My Lords, I have my name to one of these amendments and should have it to the other one as well. I absolutely support what my noble friend has said. In relation to the first amendment in the group, if such a report were made by government, could the Minister look into the technology centres that are closing in a number of local authorities? They are centres of excellence and expertise and are of enormous value to schools that are trying to make the best use of technology not just for children who need assistive technology—that is a very important group—but for every child. Unfortunately, a lot of them are closing. That means that not only is the expertise going but the actual knowledge that helps schools to buy cost-effective equipment and have the technical support they need to ensure that the equipment works properly all the time. I would like to see that issue included in the report.

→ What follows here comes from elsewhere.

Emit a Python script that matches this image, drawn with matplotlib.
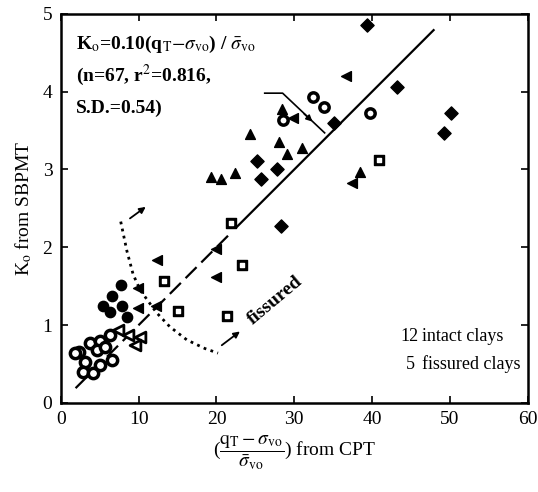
import numpy as np
import matplotlib.pyplot as plt

plt.rcParams['font.family'] = 'Liberation Serif'
plt.rcParams['mathtext.fontset'] = 'stix'

# data
dia_x = [39.3, 43.2, 35.1, 50.1, 49.2, 25.2, 27.8, 25.7, 28.3]
dia_y = [4.86, 4.06, 3.60, 3.73, 3.47, 3.11, 3.01, 2.88, 2.27]

tri_x = [28.4, 24.3, 28.1, 29.0, 31.0, 19.3, 20.6, 22.4, 38.4]
tri_y = [3.78, 3.46, 3.35, 3.20, 3.28, 2.90, 2.88, 2.96, 2.97]

ltri_x = [29.8, 37.4, 36.7, 12.3, 19.9, 19.9, 9.9, 12.2, 9.9]
ltri_y = [3.66, 2.83, 4.20, 1.84, 1.98, 1.62, 1.48, 1.24, 1.22]

sq_x = [21.9, 40.9, 23.3, 15.0, 21.3, 13.2]
sq_y = [2.31, 3.12, 1.77, 1.18, 1.12, 1.57]

hcirc_x = [32.4, 33.8, 39.7, 28.5]
hcirc_y = [3.93, 3.80, 3.72, 3.64]

circ_x = [7.7, 6.6, 5.4, 6.3, 7.8, 8.5]
circ_y = [1.52, 1.38, 1.24, 1.17, 1.24, 1.10]

otri_x = [7.3, 8.6, 10.2, 9.5]
otri_y = [0.94, 0.87, 0.85, 0.75]

ocirc_x = [2.4, 3.7, 5.0, 4.6, 5.7, 6.6, 3.1, 2.8, 4.1, 5.0, 1.8, 6.3]
ocirc_y = [0.66, 0.77, 0.79, 0.68, 0.72, 0.55, 0.53, 0.40, 0.38, 0.49, 0.64, 0.87]

slope = 0.10
dash_x = [1.9, 22.0]
solid_x = [22.6, 47.9]

# fissured boundary (dotted)
fis_x = [7.7, 8.5, 9.3, 10.2, 12.3, 14.0, 16.2, 18.5, 20.2]
fis_y = [2.33, 1.95, 1.65, 1.45, 1.16, 0.98, 0.81, 0.70, 0.64]

fig = plt.figure(figsize=(5.38, 4.92), dpi=100)
ax = fig.add_axes([0.113, 0.181, 0.868, 0.791])

k = dict(color='black', lw=0)
ax.scatter(dia_x, dia_y, marker='D', s=45, c='black', zorder=3)
ax.scatter(tri_x, tri_y, marker='^', s=50, c='black', zorder=3)
ax.scatter(ltri_x, ltri_y, marker='<', s=50, c='black', zorder=3)
ax.scatter(sq_x, sq_y, marker='s', s=50, c='black', zorder=3)
ax.scatter(sq_x, sq_y, marker='s', s=8, c='white', zorder=4)
ax.scatter(hcirc_x, hcirc_y, marker='o', s=45, facecolors='white',
           edgecolors='black', linewidths=2.5, zorder=3)
ax.scatter(circ_x, circ_y, marker='o', s=55, c='black', zorder=3)
ax.scatter(otri_x, otri_y, marker='<', s=60, facecolors='white',
           edgecolors='black', linewidths=2, zorder=3)
ax.scatter(ocirc_x, ocirc_y, marker='o', s=55, facecolors='white',
           edgecolors='black', linewidths=2.5, zorder=3)

ax.plot(dash_x, [slope * v for v in dash_x], color='black', lw=1.6,
        dashes=(7, 3))
ax.plot(solid_x, [slope * v for v in solid_x], color='black', lw=1.6)

ax.plot(fis_x, fis_y, color='black', lw=2, ls=(0, (1, 1.6)))
ax.annotate('', xy=(11.2, 2.54), xytext=(8.6, 2.35),
            arrowprops=dict(arrowstyle='-|>', color='black', lw=1.3,
                            mutation_scale=9))
ax.annotate('', xy=(23.3, 0.94), xytext=(20.4, 0.72),
            arrowprops=dict(arrowstyle='-|>', color='black', lw=1.3,
                            mutation_scale=9))
ax.text(27.6, 1.32, 'fissured', rotation=40, ha='center', va='center',
        fontsize=14, fontweight='bold')

# pointer from equation to fit line
ax.plot([26.2, 28.5, 33.9], [3.98, 3.98, 3.47], color='black', lw=1.2)
ax.annotate('', xy=(32.6, 3.59), xytext=(31.0, 3.74),
            arrowprops=dict(arrowstyle='-|>', color='black', lw=1.2,
                            mutation_scale=9))

ax.text(2.0, 4.55, r'K$_\mathrm{o}$=0.10(q$_\mathrm{T}$$-$$\sigma_\mathrm{vo}$) / $\bar{\sigma}_\mathrm{vo}$',
        fontsize=14, fontweight='bold')
ax.text(2.0, 4.13, r'(n=67, r$^2$=0.816,', fontsize=14, fontweight='bold')
ax.text(2.0, 3.72, 'S.D.=0.54)', fontsize=14, fontweight='bold')

ax.text(43.6, 0.80, '12', fontsize=13)
ax.text(46.4, 0.80, 'intact clays', fontsize=13)
ax.text(44.4, 0.44, '5', fontsize=13)
ax.text(46.4, 0.44, 'fissured clays', fontsize=13)

ax.set_xlim(0, 60)
ax.set_ylim(0, 5)
ax.set_xticks(np.arange(0, 61, 10))
ax.set_yticks(np.arange(0, 6, 1))
ax.tick_params(direction='in', length=5, width=1.2, labelsize=14,
               top=True, right=True, pad=6)
for s in ax.spines.values():
    s.set_linewidth(1.8)

ax.set_ylabel(r'K$_\mathrm{o}$ from SBPMT', fontsize=14, labelpad=6)
ax.set_xlabel(r'($\dfrac{\mathrm{q_T}-\sigma_\mathrm{vo}}{\bar{\sigma}_\mathrm{vo}}$) from CPT',
              fontsize=14, labelpad=4)

fig.savefig('out.png', dpi=100)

Amendment 107C concerns a subject which I am pleased to say my party will be discussing at our party conference in September. If the Government are set on reducing inequality and the achievement gap, making sure that every child from a deprived family has access to a computer and broadband is something that we should be prioritising. It is not a luxury. It is a tool for education and in this modern world it is an absolutely essential tool. It is very important for every child, not just, as my noble friend has said in his amendment, those from secondary age upwards, but going downwards as well. Knowing the sorts of deals that government can do with equipment suppliers and with the telecoms companies, I do not think that that would be anywhere near as expensive as it might at first seem given that you would be buying things in bulk. Not so long ago, there was talk of providing children with little laptops for £50. I reckon that you could probably get very basic ones for less than that now. Broadband should be able to be provided very cost effectively given the quantity that government would be interested in. This is an important measure. It is achievable and is absolutely in line with the coalition agreement and this Government’s stated aims in regard to education.